Now, as the Karasuno team is fully presented and given life, it is time to hone their skills and rise from their harsh loss at the end of the last season. Instead of simply filling the screen with new enemies and overflowing the episodes trying to make them sound cool, Haikyuu!! smartly pick the right amount of spice to make you care even more about Karasuno an yet leave enough tease for players from other schools.
Once again Haikyuu!! keeps its focus. If the first season was about the cast, now it is about their skills. There is no derail from there, no fillers, no escapes.
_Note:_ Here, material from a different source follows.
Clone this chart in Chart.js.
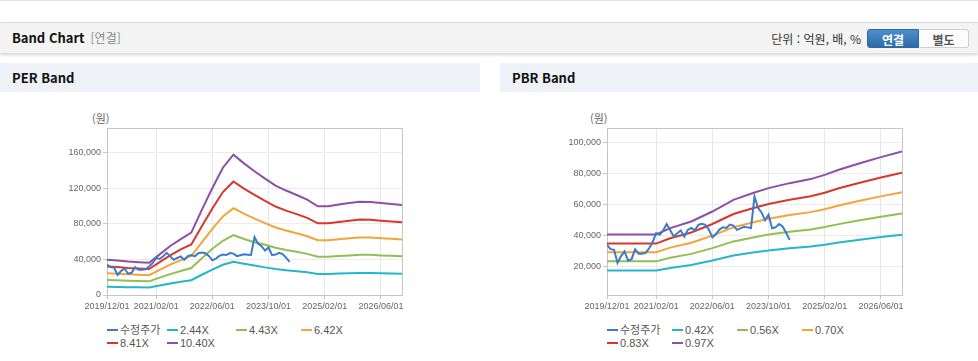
<!DOCTYPE html>
<html lang="ko">
<head>
<meta charset="utf-8">
<title>Band Chart</title>
<script src="https://cdn.jsdelivr.net/npm/chart.js@4.4.1/dist/chart.umd.min.js"></script>
<style>
    html, body { margin: 0; padding: 0; background: #fff; }
    body { width: 978px; height: 361px; position: relative; overflow: hidden;
           font-family: "Noto Sans CJK KR", "Noto Sans", sans-serif; }
    .topline { position: absolute; left: 0; top: 0; width: 978px; height: 1px; background: #e3e3e3; }
    .head { position: absolute; left: 0; top: 22px; width: 978px; height: 30px; background: #f4f4f4;
            border-top: 1px solid #dadada; box-shadow: 0 2px 3px rgba(0,0,0,0.16); }
    .head .title { position: absolute; left: 12px; top: 0; line-height: 30px; font-size: 13px; font-weight: bold; color: #111; }
    .head .title span { color: #8a8a8a; font-weight: normal; font-size: 12px; margin-left: 6px; }
    .head .unit { position: absolute; right: 117px; top: 0; line-height: 31px; font-size: 12px; color: #333; }
    .btn { position: absolute; top: 6px; height: 19px; line-height: 19px; text-align: center; font-size: 12px;
           font-weight: bold; box-sizing: border-box; }
    .btn.on { left: 867px; width: 52px; color: #fff; border-radius: 3px 0 0 3px;
              background: linear-gradient(#4f8ecd, #2e6aa8); border: 1px solid #2f67a0; }
    .btn.off { left: 919px; width: 50px; color: #555; background: #fdfdfd; border: 1px solid #cfcfcf;
               border-left: none; border-radius: 0 3px 3px 0; }
    .sec { position: absolute; top: 63px; height: 29px; line-height: 30px; background: #eef2f7;
           font-size: 13px; font-weight: bold; color: #111; padding-left: 12px; box-sizing: border-box; }
    .ylab { position: absolute; top: 110px; font-size: 11px; color: #666; }
    canvas { position: absolute; top: 95px; }
    .legend { position: absolute; top: 324px; display: grid; font-family: "Liberation Sans", "Noto Sans CJK KR", sans-serif;
              font-size: 11px; line-height: 12.5px; color: #555; }
    .legend i { display: inline-block; width: 11px; height: 2px; vertical-align: middle; margin: 0 2px 2px 0; }
</style>
</head>
<body>
<div class="topline"></div>
<div class="head">
    <div class="title">Band Chart<span>[연결]</span></div>
    <div class="unit">단위 : 억원, 배, %</div>
    <div class="btn on">연결</div>
    <div class="btn off">별도</div>
</div>

<div class="sec" style="left:0; width:480px;">PER Band</div>
<div class="sec" style="left:500px; width:478px;">PBR Band</div>

<div class="ylab" style="left:92px;">(원)</div>
<div class="ylab" style="left:590px;">(원)</div>

<canvas id="perChart" width="480" height="220" style="left:0;"></canvas>
<canvas id="pbrChart" width="478" height="220" style="left:500px;"></canvas>

<div class="legend" id="perLegend" style="left:107px; grid-template-columns: 60px 69px 65px 65px;"></div>
<div class="legend" id="pbrLegend" style="left:607px; grid-template-columns: 65px 65px 65px 65px;"></div>

<script>
    // x축 = 2019/12 부터의 개월 수
    var xTickMonths = [0, 14, 30, 46, 62, 78];
    var xTickLabels = ['2019/12/01', '2021/02/01', '2022/06/01', '2023/10/01', '2025/02/01', '2026/06/01'];

    // 수정주가 (월별, 2019/12 ~ 2024/04)
    var price = [34200, 31400, 31000, 22500, 27000, 30000, 24000, 25000, 31400, 28500,
                 28500, 29000, 32000, 36000, 41700, 40600, 43500, 47500, 43500, 39600,
                 41700, 43400, 39500, 43800, 45000, 43500, 47000, 47700, 47000, 44000,
                 39000, 41000, 44000, 45500, 45000, 47200, 46600, 43800, 44800, 45800,
                 45400, 45000, 65200, 58000, 55000, 50000, 53500, 44900, 45500, 47500,
                 46000, 42000, 37400];

    // PER 밴드 (분기별)
    var perBandMonths = [0, 3, 6, 9, 12, 15, 18, 21, 24, 27, 30, 33, 36, 39, 42, 45, 48, 51, 54, 57,
                         60, 63, 66, 69, 72, 75, 78, 81, 84];
    var per244 = [9300, 9100, 8800, 8700, 8500, 10700, 13000, 14900, 16700, 22800, 28600, 34000, 37500, 35200, 33100,
                  31100, 29200, 27900, 26700, 25500, 23700, 23700, 24200, 24600, 24900, 24900, 24600, 24300, 24000];
    var per443 = [16900, 16600, 16100, 15800, 15400, 19500, 23500, 27100, 30300, 41300, 52000, 61000, 67400, 63100, 59400,
                  56500, 53100, 50700, 48600, 46300, 43000, 43000, 43900, 44600, 45300, 45200, 44600, 44100, 43700];
    var per642 = [24400, 24000, 23300, 22800, 22300, 28200, 34100, 39300, 44000, 59200, 74400, 88400, 97600, 91500, 86000,
                  80900, 76000, 72600, 69500, 66200, 61600, 61600, 62800, 63900, 64800, 64600, 63900, 63200, 62500];
    var per841 = [32000, 31500, 30500, 29900, 29300, 37000, 44600, 51400, 56900, 77500, 97400, 115900, 127800, 119800, 112600,
                  105900, 99600, 95000, 91100, 86800, 80700, 80700, 82300, 83700, 85000, 84700, 83700, 82800, 81900];
    var per1040 = [39600, 38900, 37700, 37000, 36200, 45700, 55200, 62800, 70300, 95800, 120500, 143300, 158000, 148200, 139300,
                   131000, 123100, 117600, 112600, 107300, 99800, 99800, 101800, 103500, 105000, 104700, 103500, 102400, 101300];
    var perYTicks = [0, 40000, 80000, 120000, 160000];

    // PBR 밴드
    var pbrBandMonths = [0, 14, 18, 24, 30, 36, 42, 46, 52, 58, 62, 66, 72, 78, 84];
    var pbr042 = [17700, 17700, 19400, 21300, 24100, 27300, 29400, 30600, 32000, 33100, 34200, 35700, 37500, 39200, 40700];
    var pbr056 = [23600, 23600, 25900, 28400, 32100, 36400, 39100, 40800, 42600, 44100, 45600, 47500, 50000, 52200, 54300];
    var pbr070 = [29500, 29500, 32400, 35500, 40100, 45500, 48900, 51000, 53300, 55200, 57100, 59400, 62500, 65300, 67900];
    var pbr083 = [35000, 35000, 38400, 42100, 47600, 54000, 58000, 60400, 63200, 65400, 67600, 70500, 74100, 77400, 80500];
    var pbr097 = [40900, 40900, 44900, 49200, 55600, 63100, 67800, 70600, 73800, 76400, 79100, 82400, 86600, 90500, 94100];
    var pbrYTicks = [20000, 40000, 60000, 80000, 100000];

    var colors = ['#3b7bc8', '#25b6c9', '#93bf52', '#f5a437', '#d8372c', '#8f4fa6'];

    function toXY(months, values) {
        return values.map(function (v, i) { return { x: months[i], y: v }; });
    }
    var priceMonths = price.map(function (v, i) { return i; });

    // 그래프 영역 테두리
    var plotBox = {
        id: 'plotBox',
        beforeDatasetsDraw: function (chart) {
            var a = chart.chartArea, c = chart.ctx;
            c.save();
            c.strokeStyle = '#c6c6c6';
            c.lineWidth = 1;
            c.strokeRect(Math.round(a.left) + 0.5, Math.round(a.top) + 0.5,
                         Math.round(a.right - a.left), Math.round(a.bottom - a.top));
            c.restore();
        }
    };

    var tickFont = { family: '"Liberation Sans", Arial, sans-serif', size: 9 };

    function bandChart(canvasId, sets, yMin, yMax, yTicks, rightPad) {
        var ctx = document.getElementById(canvasId).getContext('2d');
        return new Chart(ctx, {
            type: 'line',
            data: {
                datasets: sets.map(function (s, i) {
                    return { label: s.label, data: s.data, borderColor: colors[i], backgroundColor: colors[i],
                             borderWidth: 2, pointRadius: 0, tension: 0, fill: false };
                })
            },
            options: {
                responsive: false,
                animation: false,
                layout: { padding: { left: 57, right: rightPad, top: 33, bottom: 0 } },
                plugins: { legend: { display: false }, tooltip: { enabled: false } },
                scales: {
                    x: {
                        type: 'linear', min: 0, max: 84,
                        afterBuildTicks: function (s) {
                            s.ticks = xTickMonths.map(function (v) { return { value: v }; });
                        },
                        afterFit: function (s) { s.height = 20; s.paddingLeft = 0; s.paddingRight = 0; },
                        ticks: {
                            autoSkip: false, maxRotation: 0, padding: 2, color: '#666', font: tickFont,
                            callback: function (v) { return xTickLabels[xTickMonths.indexOf(v)]; }
                        },
                        grid: { color: '#e6e6e6', tickColor: '#c6c6c6', tickLength: 4 },
                        border: { color: '#c6c6c6' }
                    },
                    y: {
                        min: yMin, max: yMax,
                        afterBuildTicks: function (s) {
                            s.ticks = yTicks.map(function (v) { return { value: v }; });
                        },
                        afterFit: function (s) { s.width = 50; s.paddingTop = 0; s.paddingBottom = 0; },
                        ticks: {
                            padding: 2, color: '#666', font: tickFont,
                            callback: function (v) { return v.toLocaleString('en-US'); }
                        },
                        grid: { color: '#ececec', tickColor: '#c6c6c6', tickLength: 4 },
                        border: { color: '#c6c6c6' }
                    }
                }
            },
            plugins: [plotBox]
        });
    }

    function buildLegend(elId, sets) {
        var el = document.getElementById(elId);
        sets.forEach(function (s, i) {
            var item = document.createElement('div');
            item.innerHTML = '<i style="background:' + colors[i] + '"></i>' + s.label;
            el.appendChild(item);
        });
    }

    var perSets = [
        { label: '수정주가', data: toXY(priceMonths, price) },
        { label: '2.44X', data: toXY(perBandMonths, per244) },
        { label: '4.43X', data: toXY(perBandMonths, per443) },
        { label: '6.42X', data: toXY(perBandMonths, per642) },
        { label: '8.41X', data: toXY(perBandMonths, per841) },
        { label: '10.40X', data: toXY(perBandMonths, per1040) }
    ];
    var pbrSets = [
        { label: '수정주가', data: toXY(priceMonths, price) },
        { label: '0.42X', data: toXY(pbrBandMonths, pbr042) },
        { label: '0.56X', data: toXY(pbrBandMonths, pbr056) },
        { label: '0.70X', data: toXY(pbrBandMonths, pbr070) },
        { label: '0.83X', data: toXY(pbrBandMonths, pbr083) },
        { label: '0.97X', data: toXY(pbrBandMonths, pbr097) }
    ];

    bandChart('perChart', perSets, 0, 188000, perYTicks, 78);
    bandChart('pbrChart', pbrSets, 2000, 109200, pbrYTicks, 76);
    buildLegend('perLegend', perSets);
    buildLegend('pbrLegend', pbrSets);
</script>
</body>
</html>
The show immediately goes to show how the teammates work to overcome their loss and hone their skill to a higher degree, and for that half this season is about their trainning camp with powerful schools from Tokyo and about them discovering new ways to play volleyball.
Shouyou is unfit for Haikyuu!!. That’s the simple truth. While all other players work with human minds and try to play volleyball, Shouyou simply jumps, overhypes, and clumsily succeeds at everything he does. At least that was the formula for the first season. Fortunately, this second half puts him on the sidelines for much of its part. Instead of showing him as the super-player that needs his skill honed, he now becomes an average player that just has a strong will to succeed. In fact, as the season matures and the trainning turns into matches, Shouyou becomes a secondary character to Tsukki and Tobio. Not only this move throws out of the way the worst character of the show, but it also gives the entire team more time to shine.
Although the second half is about their rebirth as a powerful team and their victories are much likely expected given the amount of time and effort put to show their advacement, the team grows in more ways then simply playing skill. Every player becomes important, even bench substitutes such as Yamaguchi gets his time to shine, and for a shounen sports this is pretty much everything it needs to succeed when the protagonist is a boring blot. The thrill of the last matches is tremendous and the outstanding animation quality keeps up.
Alright. After a promising first season, Haikyuu!! starts to deliver one of the most exciting sports shounen show around. It is not as deep and meaningful to volleyball as Baby Steps is to tennis, but regardless of how shallow its presentation is, the matches and their narratives are simply thrilling.
This season, however, succeeds much to part of how it had the courage to keep the boring protagonist to the sidelines and show, by the end, that he is perhaps the weakest player of the team. This boldness lifts Haikyuu!! to a height I was not expecting by the end of the first season, and for that it earned my respect and admiration.